Oath of Allegiance taken in Slayton
SLAYTON — Sixteen men and women raised their right hands on Thursday and swore to support and defend the Constitution and the laws of the United States of America. On this same date 222 years ago, 39 men, including George Washington, Alexander Hamilton and Benjamin Franklin took pen in hand and signed the U.S. Constitution.By: Justine Wettschreck, Worthington Daily Globe
SLAYTON — Sixteen men and women raised their right hands on Thursday and swore to support and defend the Constitution and the laws of the United States of America. On this same date 222 years ago, 39 men, including George Washington, Alexander Hamilton and Benjamin Franklin took pen in hand and signed the U.S. Constitution.
“We the people of the United States, in order to form a more perfect union, establish justice, ensure domestic tranquility, provide for the common defense, promote the general welfare and secure the blessings of liberty to ourselves and our posterity, do ordain and establish this Constitution for the United States of America.”
At the Murray County courthouse, Judge David Christensen swore in 16 new citizens, asking and receiving their pledge of allegiance to the U.S.A.
Born in Ethiopia, Africa, Poland, Vietnam, Mexico and other countries, people who had applied themselves and studied received certificates of citizenship and a U.S flag.
Years ago, Christensen said, Theodore Roosevelt had given a speech in France, talking about the qualifications of good citizens. The U.S. was looking for men and women of “sound mind, sound body and sound character.”
“Sound body is perhaps the easiest of these…,” Christensen said. “Sound mind requires we take the opportunity to educate ourselves and become better citizens.”
Sound character, he stated, was likely the most important, imploring the new citizens and others in the audience to be tolerant of opinions different than their own and to contribute where they could.

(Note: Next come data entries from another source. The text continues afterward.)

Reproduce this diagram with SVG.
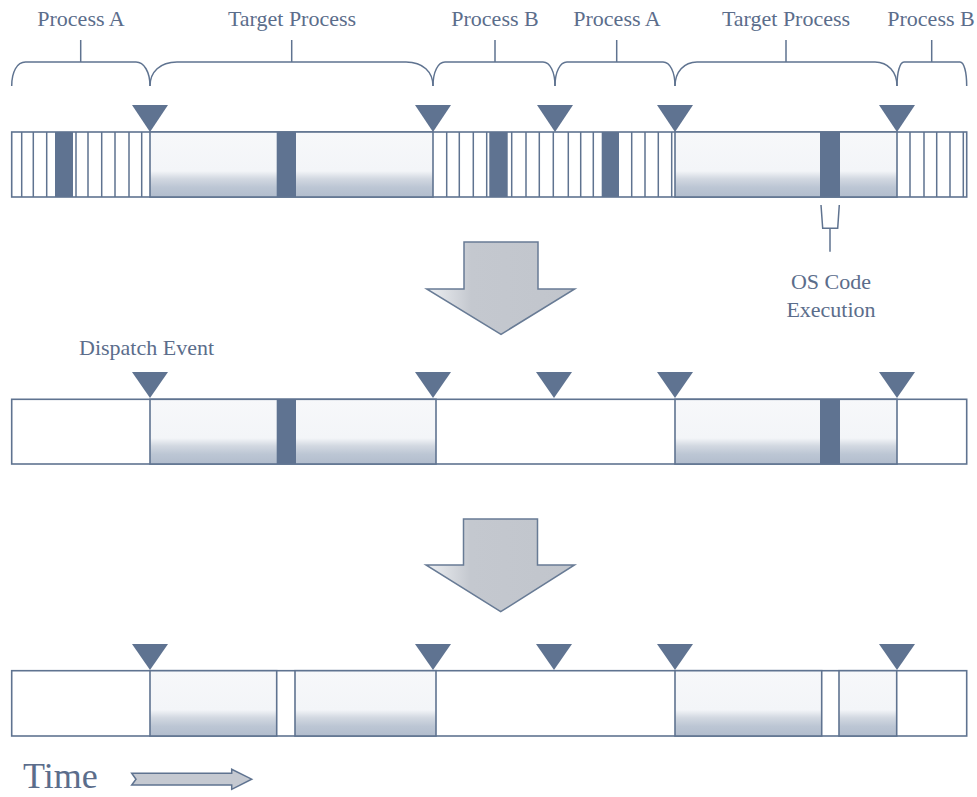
<svg xmlns="http://www.w3.org/2000/svg" width="977" height="797" viewBox="0 0 977 797">
<defs>
<linearGradient id="tg" x1="0" y1="0" x2="0" y2="1">
<stop offset="0" stop-color="#f7f8fa"/>
<stop offset="0.6" stop-color="#f3f5f8"/>
<stop offset="0.72" stop-color="#d2d8e1"/>
<stop offset="0.85" stop-color="#bcc6d4"/>
<stop offset="1" stop-color="#b2bdcd"/>
</linearGradient>
<linearGradient id="ag" x1="0" y1="0" x2="1" y2="0">
<stop offset="0" stop-color="#eef0f3"/>
<stop offset="0.3" stop-color="#c4c8cf"/>
<stop offset="1" stop-color="#c1c5cc"/>
</linearGradient>
<style>
.lbl{font-family:"Liberation Serif","Times New Roman",serif;font-size:22px;fill:#5b6d8b}
.out{fill:#fff;stroke:#5f7390;stroke-width:1.6}
.tgt{fill:url(#tg);stroke:#5f7390;stroke-width:1.6}
.dk{fill:#5f7391}
.st{stroke:#5f7390;stroke-width:1.5;fill:none}
.tri{fill:#5f7391}
.br{stroke:#5f7390;stroke-width:1.5;fill:none}
.big{fill:url(#ag);stroke:#687b95;stroke-width:1.5}
</style>
</defs>

<g id="labels">
<text class="lbl" x="81" y="26" text-anchor="middle">Process A</text>
<text class="lbl" x="292" y="26" text-anchor="middle">Target Process</text>
<text class="lbl" x="495" y="26" text-anchor="middle">Process B</text>
<text class="lbl" x="617" y="26" text-anchor="middle">Process A</text>
<text class="lbl" x="786" y="26" text-anchor="middle">Target Process</text>
<text class="lbl" x="931" y="26" text-anchor="middle">Process B</text>
</g>

<g id="braces" class="br">
<path d="M11.7 86 C11.7 72 17 62 25.5 62 L136 62 C144 62 150 72 150 86 M80.7 40 V62"/>
<path d="M150 86 C150 72 160 62 177 62 L406 62 C423 62 433 72 433 86 M291.7 40 V62"/>
<path d="M433 86 C433 72 438 62 445 62 L543 62 C550 62 555 72 555 86 M495 40 V62"/>
<path d="M555 86 C555 72 560 62 567 62 L663 62 C670 62 675 72 675 86 M616.7 40 V62"/>
<path d="M675 86 C675 72 684 62 697 62 L875 62 C888 62 897 72 897 86 M786 40 V62"/>
<path d="M897 86 C897 72 900 62 904 62 L960 62 C964 62 966.7 72 966.7 86 M931.7 40 V62"/>
</g>

<g id="bar-top">
<rect class="out" x="11.7" y="132" width="955" height="65"/>
<rect class="tgt" x="150" y="132" width="283" height="65"/>
<rect class="tgt" x="675" y="132" width="222" height="65"/>
<path class="st" d="M21.7 132V197M33.3 132V197M46.7 132V197M76 132V197M88 132V197M101.7 132V197M115 132V197M129 132V197M141.7 132V197M446.7 132V197M459.3 132V197M473.3 132V197M486.7 132V197M511.7 132V197M526 132V197M539.3 132V197M553.3 132V197M568.3 132V197M580.7 132V197M593.3 132V197M631.7 132V197M645 132V197M658.3 132V197M671.7 132V197M910 132V197M924 132V197M936.7 132V197M950 132V197M963.3 132V197"/>
<rect class="dk" x="55" y="132" width="18" height="65"/>
<rect class="dk" x="276.7" y="132" width="19.3" height="65"/>
<rect class="dk" x="489.3" y="132" width="18.4" height="65"/>
<rect class="dk" x="601.7" y="132" width="17.3" height="65"/>
<rect class="dk" x="820" y="132" width="20" height="65"/>
<polygon class="tri" points="132,105 168,105 150,132"/>
<polygon class="tri" points="415,105 451,105 433,132"/>
<polygon class="tri" points="537,105 573,105 555,132"/>
<polygon class="tri" points="657,105 693,105 675,132"/>
<polygon class="tri" points="879,105 915,105 897,132"/>
</g>

<g id="os-code">
<path class="br" d="M821 205 L822.7 228.3 L837.7 228.3 L839.3 205 M830 228.3 V251.7"/>
<text class="lbl" x="831" y="289" text-anchor="middle">OS Code</text>
<text class="lbl" x="831" y="317" text-anchor="middle">Execution</text>
</g>

<g id="arrow1">
<polygon class="big" points="464,242 538,242 538,289 574.7,289 501,334.3 426.7,289 464,289"/>
</g>

<g id="bar-mid">
<text class="lbl" x="79" y="355">Dispatch Event</text>
<rect class="out" x="11.7" y="399.3" width="955" height="64.7"/>
<rect class="tgt" x="150" y="399.3" width="286" height="64.7"/>
<rect class="tgt" x="675" y="399.3" width="222" height="64.7"/>
<rect class="dk" x="276.7" y="399.3" width="19.3" height="64.7"/>
<rect class="dk" x="820" y="399.3" width="20" height="64.7"/>
<polygon class="tri" points="132,372 168,372 150,398"/>
<polygon class="tri" points="415,372 451,372 433,398"/>
<polygon class="tri" points="536,372 572,372 554,398"/>
<polygon class="tri" points="657,372 693,372 675,398"/>
<polygon class="tri" points="879,372 915,372 897,398"/>
</g>

<g id="arrow2">
<polygon class="big" points="463.5,519 537.5,519 537.5,565 574.5,565 500.7,611.7 426,565 463.5,565"/>
</g>

<g id="bar-bottom">
<rect class="out" x="11.7" y="670.7" width="955" height="65.3"/>
<rect class="tgt" x="150" y="670.7" width="126.7" height="65.3"/>
<rect class="tgt" x="295" y="670.7" width="141" height="65.3"/>
<rect class="tgt" x="675" y="670.7" width="146.7" height="65.3"/>
<rect class="tgt" x="839" y="670.7" width="57.7" height="65.3"/>
<polygon class="tri" points="132,644 168,644 150,670"/>
<polygon class="tri" points="415,644 451,644 433,670"/>
<polygon class="tri" points="536,644 572,644 554,670"/>
<polygon class="tri" points="657,644 693,644 675,670"/>
<polygon class="tri" points="879,644 915,644 897,670"/>
</g>

<g id="time">
<text x="23" y="788" style="font-family:'Liberation Serif','Times New Roman',serif;font-size:36px;fill:#5b6d8b">Time</text>
<polygon points="131.7,773.3 231.7,773.3 231.7,769.3 251.7,779.2 231.7,789.3 231.7,785 131.7,785 136,779.2" style="fill:#c5c9d1;stroke:#5f7390;stroke-width:1.5"/>
</g>
</svg>
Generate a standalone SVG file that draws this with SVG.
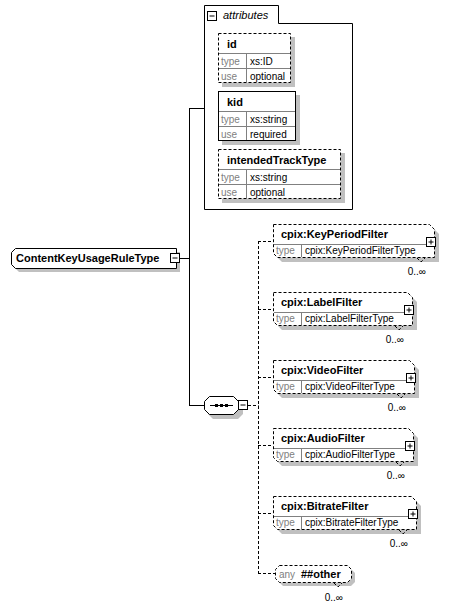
<svg xmlns="http://www.w3.org/2000/svg" width="449" height="609" viewBox="0 0 449 609">
<style>
text{font-family:"Liberation Sans",Arial,sans-serif;fill:#000}
.h{font-weight:bold;font-size:11px}
.v{font-size:10px}
.g{font-size:10px;fill:#808080}
.it{font-style:italic;font-size:11px}
.box{fill:#fff;stroke:#000;stroke-width:1}
.dash{fill:#fff;stroke:#000;stroke-width:1;stroke-dasharray:3,2}
.sh{fill:#c0c0c0;stroke:none}
.sep{stroke:#808080;stroke-width:1;fill:none}
.ln{stroke:#000;stroke-width:1;fill:none}
.dl{stroke:#000;stroke-width:1;fill:none;stroke-dasharray:3,2}
.ic{fill:#fff;stroke:#000;stroke-width:1}
</style>
<defs>
<g id="minus"><rect class="ic" x="0.5" y="0.5" width="9" height="9"/><path class="ln" d="M2.5 5H7.5"/></g>
<g id="plus"><rect class="ic" x="0.5" y="0.5" width="9" height="9"/><path class="ln" d="M2.5 5H7.5M5 2.5V7.5"/></g>
</defs>

<g id="connectors">
<path class="ln" d="M179 258.5H189.5M189.5 108V405.5M189 108.5H204M189 405.5H204"/>
<path class="dl" d="M248 405.5H258.5M258.5 241V573M258 241.5H273M258 309.5H273M258 377.5H273M258 445.5H273M258 513.5H273M258 573.5H275"/>
</g>

<g id="node-root">
<path class="sh" d="M19 252H180V272H19L15 268V256Z"/>
<path class="box" d="M15.5 248.5H176.5V268.5H15.5L11.5 264.5V252.5Z"/>
<text class="h" x="16" y="262">ContentKeyUsageRuleType</text>
<use href="#minus" x="170" y="253"/>
</g>

<g id="node-attributes">
<path class="box" d="M204.5 5.5H278.5V23.5H352.5V209.5H204.5Z"/>
<use href="#minus" x="207" y="11"/>
<text class="it" x="223" y="19">attributes</text>
</g>

<g id="attr-id">
<rect class="sh" x="222" y="37" width="73" height="50"/>
<rect class="dash" x="218.5" y="33.5" width="72" height="49"/>
<path class="sep" d="M219 53.5H290M219 68.5H290M246.5 54V82"/>
<text class="h" x="227" y="48">id</text>
<text class="g" x="221" y="65">type</text><text class="v" x="250" y="65">xs:ID</text>
<text class="g" x="221" y="80">use</text><text class="v" x="250" y="80">optional</text>
</g>

<g id="attr-kid">
<rect class="sh" x="222" y="95" width="78" height="50"/>
<rect class="box" x="218.5" y="91.5" width="77" height="49"/>
<path class="sep" d="M219 111.5H295M219 126.5H295M246.5 112V140"/>
<text class="h" x="227" y="106">kid</text>
<text class="g" x="221" y="123">type</text><text class="v" x="250" y="123">xs:string</text>
<text class="g" x="221" y="138">use</text><text class="v" x="250" y="138">required</text>
</g>

<g id="attr-intendedTrackType">
<rect class="sh" x="222" y="153" width="123" height="50"/>
<rect class="dash" x="218.5" y="149.5" width="122" height="49"/>
<path class="sep" d="M219 169.5H340M219 184.5H340M246.5 170V198"/>
<text class="h" x="227" y="164">intendedTrackType</text>
<text class="g" x="221" y="181">type</text><text class="v" x="250" y="181">xs:string</text>
<text class="g" x="221" y="196">use</text><text class="v" x="250" y="196">optional</text>
</g>

<g id="node-sequence">
<path class="sh" d="M213 401H238L243 406V414L238 419H213L208 414V406Z"/>
<path class="box" d="M209.5 396.5H233.5L238.5 401.5V409.5L233.5 414.5H209.5L204.5 409.5V401.5Z"/>
<path class="ln" d="M210 405.5H233"/>
<rect x="215" y="404" width="3" height="3" fill="#000"/>
<rect x="220" y="404" width="3" height="3" fill="#000"/>
<rect x="225" y="404" width="3" height="3" fill="#000"/>
<use href="#minus" x="238" y="400"/>
</g>

<g id="el-KeyPeriodFilter">
<path class="sh" d="M278 229H434L439 234V262H282L278 258Z"/>
<path class="dash" d="M273.5 224.5H429.5L434.5 229.5V257.5H277.5L273.5 253.5Z"/>
<path class="sep" d="M274 244.5H434M301.5 245V257"/>
<text class="h" x="281" y="238">cpix:KeyPeriodFilter</text>
<text class="g" x="276" y="254">type</text><text class="v" x="305" y="254">cpix:KeyPeriodFilterType</text>
<use href="#plus" x="426" y="237"/>
<path class="dl" d="M417 258L421 262L425 258"/>
<text class="v" x="426" y="275" text-anchor="end">0..∞</text>
</g>

<g id="el-LabelFilter">
<path class="sh" d="M278 297H412L417 302V330H282L278 326Z"/>
<path class="dash" d="M273.5 292.5H407.5L412.5 297.5V325.5H277.5L273.5 321.5Z"/>
<path class="sep" d="M274 312.5H412M301.5 313V325"/>
<text class="h" x="281" y="306">cpix:LabelFilter</text>
<text class="g" x="276" y="322">type</text><text class="v" x="305" y="322">cpix:LabelFilterType</text>
<use href="#plus" x="404" y="305"/>
<path class="dl" d="M395 326L399 330L403 326"/>
<text class="v" x="404" y="343" text-anchor="end">0..∞</text>
</g>

<g id="el-VideoFilter">
<path class="sh" d="M278 365H414L419 370V398H282L278 394Z"/>
<path class="dash" d="M273.5 360.5H409.5L414.5 365.5V393.5H277.5L273.5 389.5Z"/>
<path class="sep" d="M274 380.5H414M301.5 381V393"/>
<text class="h" x="281" y="374">cpix:VideoFilter</text>
<text class="g" x="276" y="390">type</text><text class="v" x="305" y="390">cpix:VideoFilterType</text>
<use href="#plus" x="406" y="373"/>
<path class="dl" d="M397 394L401 398L405 394"/>
<text class="v" x="406" y="411" text-anchor="end">0..∞</text>
</g>

<g id="el-AudioFilter">
<path class="sh" d="M278 433H413L418 438V466H282L278 462Z"/>
<path class="dash" d="M273.5 428.5H408.5L413.5 433.5V461.5H277.5L273.5 457.5Z"/>
<path class="sep" d="M274 448.5H413M301.5 449V461"/>
<text class="h" x="281" y="442">cpix:AudioFilter</text>
<text class="g" x="276" y="458">type</text><text class="v" x="305" y="458">cpix:AudioFilterType</text>
<use href="#plus" x="405" y="441"/>
<path class="dl" d="M396 462L400 466L404 462"/>
<text class="v" x="405" y="479" text-anchor="end">0..∞</text>
</g>

<g id="el-BitrateFilter">
<path class="sh" d="M278 501H416L421 506V534H282L278 530Z"/>
<path class="dash" d="M273.5 496.5H411.5L416.5 501.5V529.5H277.5L273.5 525.5Z"/>
<path class="sep" d="M274 516.5H416M301.5 517V529"/>
<text class="h" x="281" y="510">cpix:BitrateFilter</text>
<text class="g" x="276" y="526">type</text><text class="v" x="305" y="526">cpix:BitrateFilterType</text>
<use href="#plus" x="408" y="509"/>
<path class="dl" d="M399 530L403 534L407 530"/>
<text class="v" x="408" y="547" text-anchor="end">0..∞</text>
</g>

<g id="el-any">
<path class="sh" d="M283 569H351L355 573V582L351 586H283L279 582V573Z"/>
<path class="dash" d="M279.5 565.5H347.5L351.5 569.5V578.5L347.5 582.5H279.5L275.5 578.5V569.5Z"/>
<text class="g" x="279" y="578">any</text>
<text class="h" x="301" y="578">##other</text>
<path class="dl" d="M334 583L338 587L342 583"/>
<text class="v" x="343" y="601" text-anchor="end">0..∞</text>
</g>
</svg>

“Take a local part in the teaching and uplifting of mankind,” he instructed.
President Barack Obama echoed the sentiment in a video-taped message to the new citizens.
“With the privilege of citizenship comes a great responsibility,” Obama stated. “Use your talents to contribute to our nation and help write the next great chapter in American history.
“You have travelled a long path to get here,” he added. “It is an honor and privilege to call you all fellow Americans. This is now officially your country.”
Marak Nojek, one of the 16 sworn in as a citizen, said he has been in the U.S. for more than 13 years, having been sent from his native country of Poland by his church. He is currently a chaplain at a catholic church in Jackson. It took more than seven years to get a green card, he said, and then he was required to wait five years before he could apply for citizenship.
“I wanted to be able to participate,” he said. “I wanted to be able to vote.”
Dorothy Orde, who teaches citizen classes for District 518 Community Education, has been working with students for eight years.
“I have helped over 100 people become citizens,” she said. “It is very rewarding.”
Some of the students, she explained, take classes for two years or more, learning how to read and write in English and prepare for the test they must pass.
“Some of them have had no education in their own country,” she stated. “They take the classes over and over for years.”
Constitution Day, declared in 2004, was more than 200 years in the making. In 1787, the forefathers of the United States signed their names to a document that made them heretics and would forever change history.
The last line of the Constitution states, “Done in convention be the unanimous consent of the states present the seventeenth day of September in the year of our Lord 1787 and of the independence of the United States…, we have hereunto subscribed our names.”